At the heart of modern facial comparison is the conversion of a face into a 128-dimensional vector. Whether you're using Dlib, OpenFace, or enterprise-grade engines, the core process remains the same: identifying key landmarks—eye corners, jawline contours, nose bridge peaks—and calculating the Euclidean distance between these points.

In a standard CV pipeline, a Euclidean distance of 0.6 is often the industry-standard threshold. If the distance between a candidate’s live frame and their profile photo is 0.4, it’s a match. If it’s 0.8, it’s a red flag. The problem with deepfakes is that while they can mimic the "vibe" of a person, they often fail to maintain the geometric integrity of these 128 landmarks across a temporal sequence.
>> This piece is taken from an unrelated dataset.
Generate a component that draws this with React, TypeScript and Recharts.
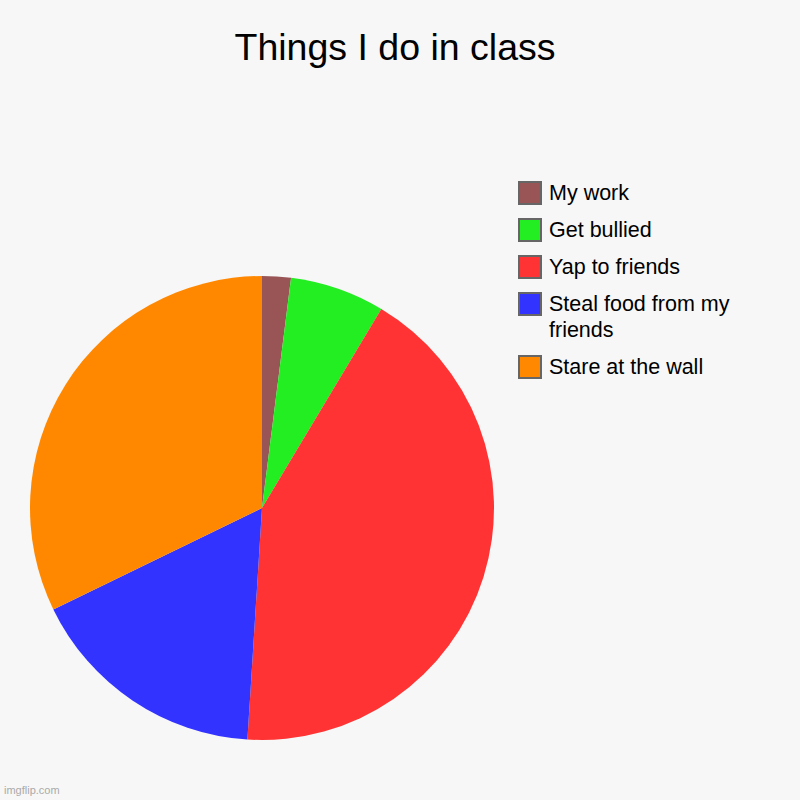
import React from 'react';
import { PieChart, Pie, Cell, Legend } from 'recharts';

const activities = ['My work', 'Get bullied', 'Yap to friends', 'Steal food from my friends', 'Stare at the wall'];
const shares = [2, 6.6, 42.4, 16.8, 32.2];
const colors = ['#995555', '#22ee22', '#ff3333', '#3333ff', '#ff8800'];

const data = activities.map((name, i) => ({ name, value: shares[i] }));

const renderLegend = () => (
  <div style={{ fontFamily: 'Arial, "Liberation Sans", sans-serif', fontSize: 21.5, color: '#000' }}>
    {activities.map((name, i) => (
      <div key={name} style={{ display: 'flex', alignItems: 'flex-start', marginBottom: 12 }}>
        <div
          style={{
            width: 20,
            height: 20,
            background: colors[i],
            border: '2px solid #666',
            flexShrink: 0,
            marginRight: 7,
          }}
        />
        <div style={{ width: 210, lineHeight: '26px', marginTop: -1 }}>{name}</div>
      </div>
    ))}
  </div>
);

export default function App() {
  return (
    <div style={{ position: 'absolute', left: 0, top: 0, width: 800, height: 800, background: '#f7f7f7' }}>
      <div
        style={{
          position: 'absolute',
          top: 26,
          left: 0,
          width: 790,
          textAlign: 'center',
          fontFamily: 'Arial, "Liberation Sans", sans-serif',
          fontSize: 37.5,
          color: '#000',
        }}
      >
        Things I do in class
      </div>
      <PieChart width={800} height={800} margin={{ top: 0, right: 0, bottom: 0, left: 0 }}>
        <Pie
          data={data}
          dataKey="value"
          nameKey="name"
          cx={262}
          cy={508}
          outerRadius={232}
          startAngle={90}
          endAngle={-270}
          stroke="none"
          isAnimationActive={false}
        >
          {data.map((d, i) => (
            <Cell key={d.name} fill={colors[i]} />
          ))}
        </Pie>
        <Legend
          content={renderLegend}
          wrapperStyle={{ position: 'absolute', left: 518, top: 181, width: 260 }}
        />
      </PieChart>
      <div
        style={{
          position: 'absolute',
          left: 4,
          bottom: 4,
          fontFamily: 'Arial, "Liberation Sans", sans-serif',
          fontSize: 11,
          color: '#aaa',
        }}
      >
        imgflip.com
      </div>
    </div>
  );
}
Three Points of Failure for Synthetic Faces

Temporal Jitter: Because many generative models optimize frame-by-frame, the Euclidean distance between landmarks can fluctuate wildly from one millisecond to the next. In a real human, the distance between the inner canthus of the eye and the tip of the nose is constant; in a deepfake, these points "vibrate" in 128-dimensional space.
Mouth-Region Phoneme Mapping: High-end detection looks for sync errors. When a synthetic face speaks, AI maps phonemes to mouth shapes. This often results in micro-artifacts—spatially constrained to the mouth and jaw—that don't match the lighting or texture of the rest of the face.
3D Foreshortening: Most real-time fakes are 2D projections. When a candidate turns their head, the geometric relationship between landmarks should shift according to the laws of physics. If those 128 points don't foreshorten correctly, the algorithm flags a rendering error that a human eye would miss.

Democratizing Euclidean Analysis

For a long time, this level of analysis was locked behind government-tier enterprise contracts costing upwards of $1,800 a year. But the goal of modern investigative tech, like what we build at CaraComp, is to bring that same Euclidean distance analysis to solo investigators and small firms for a fraction of that cost. You don't need a federal budget to calculate whether two vectors in 128-dimensional space are "close enough" to constitute a match.
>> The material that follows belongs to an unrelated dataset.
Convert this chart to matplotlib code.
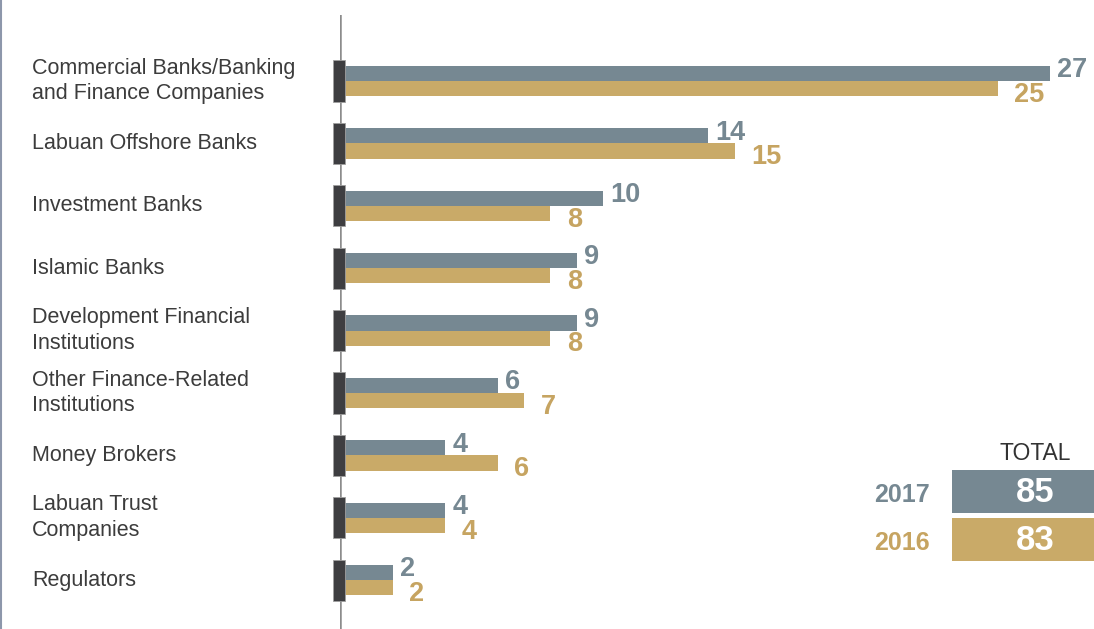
import matplotlib.pyplot as plt
import matplotlib.transforms as mtransforms
from matplotlib.patches import Rectangle
from matplotlib.lines import Line2D

plt.rcParams['font.family'] = ['Liberation Sans', 'DejaVu Sans']

categories = ["Commercial Banks/Banking\nand Finance Companies",
              "Labuan Offshore Banks",
              "Investment Banks",
              "Islamic Banks",
              "Development Financial\nInstitutions",
              "Other Finance-Related\nInstitutions",
              "Money Brokers",
              "Labuan Trust\nCompanies",
              "Regulators"]
v2017 = [27, 14, 10, 9, 9, 6, 4, 4, 2]
v2016 = [25, 15, 8, 8, 8, 7, 6, 4, 2]
years = ["2017", "2016"]

grey = "#768892"
gold = "#c9aa68"
gold_txt = "#c6a461"
dark = "#3e3e41"

W, H = 1094, 629
fig = plt.figure(figsize=(W / 100, H / 100), dpi=100)

# axes placed so that 0 sits on the vertical rule at x=340 px
px = 26.3
x0, x1 = 340, 340 + 28 * px
ax = fig.add_axes([x0 / W, 0, (x1 - x0) / W, (H - 15) / H])
ax.set_xlim(0, 28)
top = (15 - 81) / 62.4
bot = (629 - 81) / 62.4
ax.set_ylim(bot, top)
ax.axis('off')

ypos = list(range(len(categories)))
bh = 0.245
ax.barh([y - bh / 2 for y in ypos], v2017, height=bh, color=grey, zorder=2)
ax.barh([y + bh / 2 for y in ypos], v2016, height=bh, color=gold, zorder=2)

# dark caps over the axis
caps = ax.barh(ypos, [12 / px] * len(ypos), left=-7 / px, height=0.66, color=dark,
               edgecolor="#a0a0a0", linewidth=0.6, zorder=3)
for c in caps:
    c.set_clip_on(False)
ax.axvline(0, color="#8c8c8c", lw=1.8, zorder=1)

for y, a, b in zip(ypos, v2017, v2016):
    ax.annotate(str(a), (a, y - bh / 2 - 0.05), xytext=(5, 0), textcoords='offset points',
                ha='left', va='center', fontsize=19.5, fontweight='bold', color=grey)
    ax.annotate(str(b), (b, y + bh / 2 + 0.1), xytext=(12, 0), textcoords='offset points',
                ha='left', va='center', fontsize=19.5, fontweight='bold', color=gold_txt)

trans = mtransforms.blended_transform_factory(fig.transFigure, ax.transData)
for y, c in zip(ypos, categories):
    ax.text(32 / W, y, c, transform=trans, ha='left', va='center', fontsize=15.5,
            color="#3c3c3c", linespacing=1.3)

# totals panel
totals = [sum(v2017), sum(v2016)]
fig.text(1035 / W, 1 - 453 / H, "TOTAL", ha='center', va='center', fontsize=16.5,
         color="#333333")
for i, (yr, tot, col, tcol) in enumerate(zip(years, totals, [grey, gold], [grey, gold_txt])):
    ytop = 470 + i * 48
    fig.add_artist(Rectangle((952 / W, 1 - (ytop + 43) / H), (W - 952) / W, 43 / H,
                             transform=fig.transFigure, facecolor=col, edgecolor='none'))
    fig.text(1035 / W, 1 - (ytop + 22) / H, str(tot), ha='center', va='center',
             fontsize=25, fontweight='bold', color='white')
    fig.text(930 / W, 1 - (ytop + 25) / H, yr, ha='right', va='center',
             fontsize=18, fontweight='bold', color=tcol)

fig.add_artist(Line2D([1 / W, 1 / W], [0, 1], transform=fig.transFigure,
                      color="#8d97ab", lw=1.5))

fig.savefig("out.png", dpi=100)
By shifting the focus from "does this person look right" to "does the math hold up," we can close the 22% gap between human detection and algorithmic accuracy. For developers, the message is clear: trust the vector, not the video.

Have you integrated liveness checks or Euclidean distance thresholds into your own biometric workflows, and which signal do you find most reliable for spotting synthetic artifacts?